True agentic shopping works from a richer model of you:
- Visual context — some platforms can analyze a photo to infer physical attributes and use that to filter clothing, eyewear, or home décor that would actually suit you.
- Calendar and schedule awareness — if you’ve got a conference in three weeks, the agent might prioritize business-casual options over weekend wear without you specifying it.
- Budget inference — rather than asking you to set a price range every single session, an agent that knows your habits can calibrate suggestions automatically.
- Taste over time — the more you interact, the more it refines. A “no” to a chunky sneaker is data. So is lingering on a minimalist boot for twelve seconds before scrolling.
Combine those inputs and you get something that actually earns the word personalized.
Where This Goes Beyond Clothes
Fashion is the obvious proving ground because the visual dimension makes the AI’s work immediately legible — you can see an outfit rendered on a model that resembles you and either like it or not. But the same underlying model applies across categories.
Home furnishings. Upload photos of your living room, specify that you rent and can’t paint the walls, and an agent could suggest rugs, lighting, and shelving that work within those constraints — with direct purchase links, not just inspiration boards.
Travel planning. Tell an agent you want a long weekend somewhere warm in October, that you hate resort crowds, and that your partner is vegetarian. It could return two or three specific itineraries with accommodation and activity options pre-filtered — not a listicle of “top destinations.”
Grocery and household replenishment. Less glamorous, but possibly the highest-frequency use case. An agent that knows your household size, dietary preferences, and typical consumption rate can flag that you’re probably running low on olive oil before you realize it and surface a deal.
The pattern is the same in every category: reduce the distance between having a need and satisfying it.
The Real Shift Is in Who Controls Discovery
Right now, what you see when you shop online is heavily shaped by who paid for placement. Sponsored listings, promoted products, affiliate-driven recommendations — the commercial layer is thick. Agentic systems, at least in principle, flip the priority: the agent is supposed to be working for you, not for the retailer.

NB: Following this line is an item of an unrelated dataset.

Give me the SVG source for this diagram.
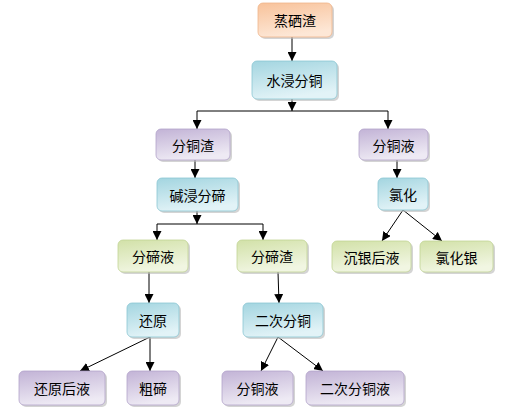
<svg xmlns="http://www.w3.org/2000/svg" width="509" height="414" viewBox="0 0 509 414">
<defs>
<linearGradient id="gO" x1="0" y1="0" x2="0.3" y2="1"><stop offset="0" stop-color="#f8c29a"/><stop offset="1" stop-color="#fde7d6"/></linearGradient>
<linearGradient id="gB" x1="0" y1="0" x2="0.3" y2="1"><stop offset="0" stop-color="#a3d5e0"/><stop offset="1" stop-color="#e2f3f7"/></linearGradient>
<linearGradient id="gP" x1="0" y1="0" x2="0.3" y2="1"><stop offset="0" stop-color="#c2b3d6"/><stop offset="1" stop-color="#eeeaf4"/></linearGradient>
<linearGradient id="gG" x1="0" y1="0" x2="0.3" y2="1"><stop offset="0" stop-color="#d2e1a8"/><stop offset="1" stop-color="#f1f6e2"/></linearGradient>
<marker id="ah" viewBox="0 0 10 10" refX="10" refY="5" markerWidth="9" markerHeight="9" markerUnits="userSpaceOnUse" orient="auto"><path d="M0,0 L10,5 L0,10 z" fill="#000"/></marker>
<style>
.sh{fill:#b8b8b8;opacity:0.6}
.o{fill:url(#gO);stroke:#f0b58a;stroke-width:0.8}
.b{fill:url(#gB);stroke:#8cc6d3;stroke-width:0.8}
.p{fill:url(#gP);stroke:#b3a3ca;stroke-width:0.8}
.g{fill:url(#gG);stroke:#c2d496;stroke-width:0.8}
text{font-family:"Noto Sans CJK SC","Noto Sans CJK JP",sans-serif;font-size:14px;fill:#000;text-anchor:middle;dominant-baseline:central}
.c{stroke:#000;stroke-width:1;fill:none}
.ca{stroke:#000;stroke-width:1;fill:none;marker-end:url(#ah)}
</style>
</defs>
<g id="connectors">
<line class="ca" x1="292" y1="37" x2="292" y2="61"/>
<line class="ca" x1="292" y1="99" x2="292" y2="111"/>
<line class="c" x1="197" y1="111" x2="388" y2="111"/>
<line class="ca" x1="197" y1="111" x2="197" y2="129"/>
<line class="ca" x1="388" y1="111" x2="388" y2="129"/>
<line class="ca" x1="195" y1="160" x2="195" y2="178"/>
<line class="ca" x1="397" y1="160" x2="397" y2="178"/>
<line class="ca" x1="197" y1="211" x2="197" y2="224"/>
<line class="c" x1="157" y1="224" x2="263" y2="224"/>
<line class="ca" x1="157" y1="224" x2="157" y2="240"/>
<line class="ca" x1="263" y1="224" x2="263" y2="240"/>
<line class="ca" x1="149" y1="272" x2="149" y2="303"/>
<line class="ca" x1="278" y1="272" x2="279" y2="303"/>
<line class="ca" x1="403" y1="210" x2="382" y2="241"/>
<line class="ca" x1="403" y1="210" x2="442" y2="241"/>
<line class="ca" x1="150" y1="337" x2="80" y2="371"/>
<line class="ca" x1="150" y1="337" x2="150" y2="371"/>
<line class="ca" x1="278" y1="337" x2="261" y2="371"/>
<line class="ca" x1="278" y1="337" x2="323" y2="371"/>
</g>
<g id="n1"><rect class="sh" x="260" y="5" width="74" height="34" rx="5"/><rect class="o" x="258" y="3" width="74" height="34" rx="5"/><text x="295" y="20">蒸硒渣</text></g>
<g id="n2"><rect class="sh" x="254" y="63" width="85" height="38" rx="5"/><rect class="b" x="252" y="61" width="85" height="38" rx="5"/><text x="294.5" y="80">水浸分铜</text></g>
<g id="n3"><rect class="sh" x="158" y="131" width="74" height="31" rx="5"/><rect class="p" x="156" y="129" width="74" height="31" rx="5"/><text x="193" y="144.5">分铜渣</text></g>
<g id="n4"><rect class="sh" x="361" y="131" width="69" height="31" rx="5"/><rect class="p" x="359" y="129" width="69" height="31" rx="5"/><text x="393.5" y="144.5">分铜液</text></g>
<g id="n5"><rect class="sh" x="159" y="180" width="81" height="33" rx="5"/><rect class="b" x="157" y="178" width="81" height="33" rx="5"/><text x="197.5" y="194.5">碱浸分碲</text></g>
<g id="n6"><rect class="sh" x="380" y="180" width="50" height="32" rx="5"/><rect class="b" x="378" y="178" width="50" height="32" rx="5"/><text x="403" y="194">氯化</text></g>
<g id="n7"><rect class="sh" x="120" y="242" width="70" height="32" rx="5"/><rect class="g" x="118" y="240" width="70" height="32" rx="5"/><text x="153" y="256">分碲液</text></g>
<g id="n8"><rect class="sh" x="239" y="242" width="70" height="32" rx="5"/><rect class="g" x="237" y="240" width="70" height="32" rx="5"/><text x="272" y="256">分碲渣</text></g>
<g id="n9"><rect class="sh" x="334" y="243" width="79" height="31" rx="5"/><rect class="g" x="332" y="241" width="79" height="31" rx="5"/><text x="371.5" y="256.5">沉银后液</text></g>
<g id="n10"><rect class="sh" x="422" y="243" width="73" height="31" rx="5"/><rect class="g" x="420" y="241" width="73" height="31" rx="5"/><text x="456.5" y="256.5">氯化银</text></g>
<g id="n11"><rect class="sh" x="129" y="305" width="52" height="34" rx="5"/><rect class="b" x="127" y="303" width="52" height="34" rx="5"/><text x="153" y="320">还原</text></g>
<g id="n12"><rect class="sh" x="245" y="305" width="80" height="34" rx="5"/><rect class="b" x="243" y="303" width="80" height="34" rx="5"/><text x="283" y="320">二次分铜</text></g>
<g id="n13"><rect class="sh" x="21" y="373" width="86" height="34" rx="5"/><rect class="p" x="19" y="371" width="86" height="34" rx="5"/><text x="62" y="388">还原后液</text></g>
<g id="n14"><rect class="sh" x="129" y="373" width="52" height="34" rx="5"/><rect class="p" x="127" y="371" width="52" height="34" rx="5"/><text x="153" y="388">粗碲</text></g>
<g id="n15"><rect class="sh" x="224" y="373" width="71" height="34" rx="5"/><rect class="p" x="222" y="371" width="71" height="34" rx="5"/><text x="257.5" y="388">分铜液</text></g>
<g id="n16"><rect class="sh" x="308" y="373" width="98" height="34" rx="5"/><rect class="p" x="306" y="371" width="98" height="34" rx="5"/><text x="355" y="388">二次分铜液</text></g>
</svg>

In practice, the business models will vary, and it’s worth being clear-eyed about that. An agent embedded in a platform that earns referral fees from certain retailers isn’t fully neutral. The questions to ask about any agentic shopping tool:
- Who funds the recommendations?
- Can you see why a product was suggested?
- Is there a way to tell the agent a suggestion was wrong and have it actually learn?
Transparency here will separate tools that are genuinely useful from those that are just a more sophisticated ad delivery mechanism.
What to Do With This Now
Agentic commerce is early. Most implementations are limited to specific categories or platforms, and the agents are still making plenty of mistakes. But the trajectory is clear, and there are practical things you can do to be ready:
- Start paying attention to your own preferences explicitly. The more clearly you can articulate what you like and why, the better you’ll be able to guide these systems — and the faster they’ll get useful.
- Be skeptical of closed ecosystems. An agent that only surfaces products from one retailer’s catalog is a merchandising tool, not a shopping assistant.
- Test the correction loop. A well-designed agent should get noticeably better after you reject a few suggestions. If it doesn’t, the “personalization” is shallow.
The underlying shift is real: AI is moving from answering your shopping questions to replacing the need to ask them. That’s genuinely useful when it works — and worth understanding before it becomes invisible infrastructure you never question.